Problem requirements:
Leave out the pictures and restate the rest of the data exactly.
+ + + + + + +
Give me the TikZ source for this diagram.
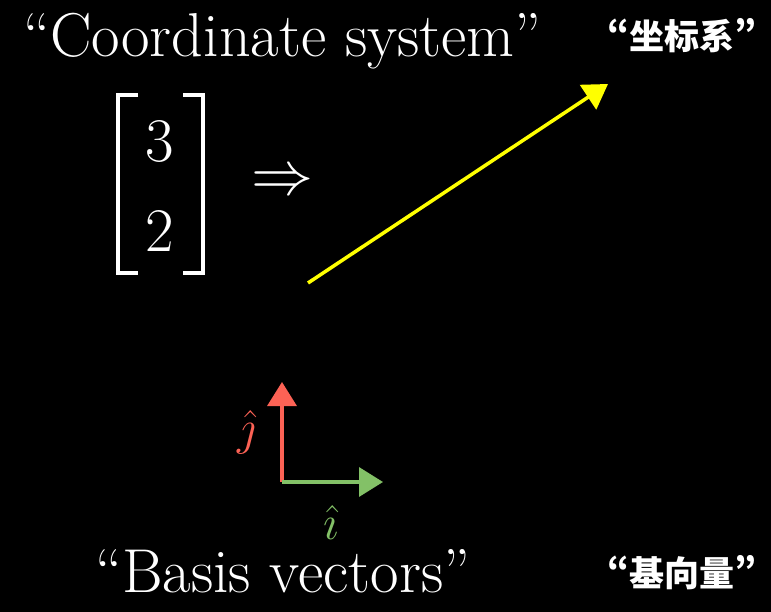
\RequirePackage{fix-cm}
\documentclass[tikz,border=0pt]{standalone}
\usepackage{amsmath,amssymb}
\usepackage{fontspec}
\newfontfamily\cjk{Noto Sans CJK SC}
\newfontfamily\cjkq{Noto Sans CJK SC}[CharacterWidth=Proportional]
\usepackage{tikz}
\usetikzlibrary{arrows.meta,positioning}
\usepackage{xcolor}
\definecolor{basisred}{HTML}{FC6255}
\definecolor{basisgreen}{HTML}{83C167}
\definecolor{vecyellow}{HTML}{FFFF00}
\newcommand{\cq}[1]{{\cjkq\bfseries “}#1{\cjkq\bfseries ”}}
\tikzset{
    bigtext/.style={white, inner sep=0pt, font=\fontsize{62}{70}\selectfont},
    cjktext/.style={white, inner sep=0pt, font=\fontsize{35}{40}\selectfont\cjk\bfseries},
    hatlabel/.style={inner sep=0pt, font=\fontsize{49}{55}\selectfont},
    vecarrow/.style={line width=3.5pt, -{Triangle[length=24pt,width=29pt]}},
    bracket/.style={white, line width=4.5pt}
}

\begin{document}
\begin{tikzpicture}[x=1pt,y=-1pt]
    \fill[black] (0,0) rectangle (771,612);
    \useasboundingbox (0,0) rectangle (771,612);

    % titles
    \node[bigtext, anchor=base west] (coordsys) at (23,57) {``Coordinate system''};
    \node[cjktext, anchor=base west] (zuobiao) at (607,50) {\cq{坐标系}};
    \node[bigtext, anchor=base west] (basisvec) at (95,592) {``Basis vectors''};
    \node[cjktext, anchor=base west] (jixiang) at (607,586) {\cq{基向量}};

    % column vector
    \node[bigtext] (three) at (160,142) {$3$};
    \node[bigtext] (two) at (160,232) {$2$};
    \draw[bracket] (138,95) -- (118,95) -- (118,273) -- (138,273);
    \draw[bracket] (183,95) -- (203,95) -- (203,273) -- (183,273);
    \node[bigtext] (implies) at (282,183) {$\Rightarrow$};

    % the vector
    \coordinate (tail) at (308,283);
    \coordinate (head) at (608,84);
    \draw[vecarrow, vecyellow] (tail) -- (head);

    % basis vectors
    \coordinate (origin) at (282,482);
    \coordinate (jtip) at (282,382);
    \coordinate (itip) at (383,482);
    \draw[vecarrow, basisred] (origin) -- (jtip);
    \draw[vecarrow, basisgreen] (origin) -- (itip);
    \node[hatlabel, basisred] (jhat) at (247,432) {$\hat{\jmath}$};
    \node[hatlabel, basisgreen] (ihat) at (331,522) {$\hat{\imath}$};
\end{tikzpicture}
\end{document}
+ + + + + + +
Completed exercise:
Give me the TikZ source for this diagram.
\RequirePackage{fix-cm}
\documentclass[tikz,border=0pt]{standalone}
\usepackage{amsmath,amssymb}
\usepackage{fontspec}
\newfontfamily\cjk{Noto Sans CJK SC}
\newfontfamily\cjkq{Noto Sans CJK SC}[CharacterWidth=Proportional]
\usepackage{tikz}
\usetikzlibrary{arrows.meta,positioning}
\usepackage{xcolor}
\definecolor{basisred}{HTML}{FC6255}
\definecolor{basisgreen}{HTML}{83C167}
\definecolor{vecyellow}{HTML}{FFFF00}
\newcommand{\cq}[1]{{\cjkq\bfseries “}#1{\cjkq\bfseries ”}}
\tikzset{
    bigtext/.style={white, inner sep=0pt, font=\fontsize{62}{70}\selectfont},
    cjktext/.style={white, inner sep=0pt, font=\fontsize{35}{40}\selectfont\cjk\bfseries},
    hatlabel/.style={inner sep=0pt, font=\fontsize{49}{55}\selectfont},
    vecarrow/.style={line width=3.5pt, -{Triangle[length=24pt,width=29pt]}},
    bracket/.style={white, line width=4.5pt}
}

\begin{document}
\begin{tikzpicture}[x=1pt,y=-1pt]
    \fill[black] (0,0) rectangle (771,612);
    \useasboundingbox (0,0) rectangle (771,612);

    % titles
    \node[bigtext, anchor=base west] (coordsys) at (23,57) {``Coordinate system''};
    \node[cjktext, anchor=base west] (zuobiao) at (607,50) {\cq{坐标系}};
    \node[bigtext, anchor=base west] (basisvec) at (95,592) {``Basis vectors''};
    \node[cjktext, anchor=base west] (jixiang) at (607,586) {\cq{基向量}};

    % column vector
    \node[bigtext] (three) at (160,142) {$3$};
    \node[bigtext] (two) at (160,232) {$2$};
    \draw[bracket] (138,95) -- (118,95) -- (118,273) -- (138,273);
    \draw[bracket] (183,95) -- (203,95) -- (203,273) -- (183,273);
    \node[bigtext] (implies) at (282,183) {$\Rightarrow$};

    % the vector
    \coordinate (tail) at (308,283);
    \coordinate (head) at (608,84);
    \draw[vecarrow, vecyellow] (tail) -- (head);

    % basis vectors
    \coordinate (origin) at (282,482);
    \coordinate (jtip) at (282,382);
    \coordinate (itip) at (383,482);
    \draw[vecarrow, basisred] (origin) -- (jtip);
    \draw[vecarrow, basisgreen] (origin) -- (itip);
    \node[hatlabel, basisred] (jhat) at (247,432) {$\hat{\jmath}$};
    \node[hatlabel, basisgreen] (ihat) at (331,522) {$\hat{\imath}$};
\end{tikzpicture}
\end{document}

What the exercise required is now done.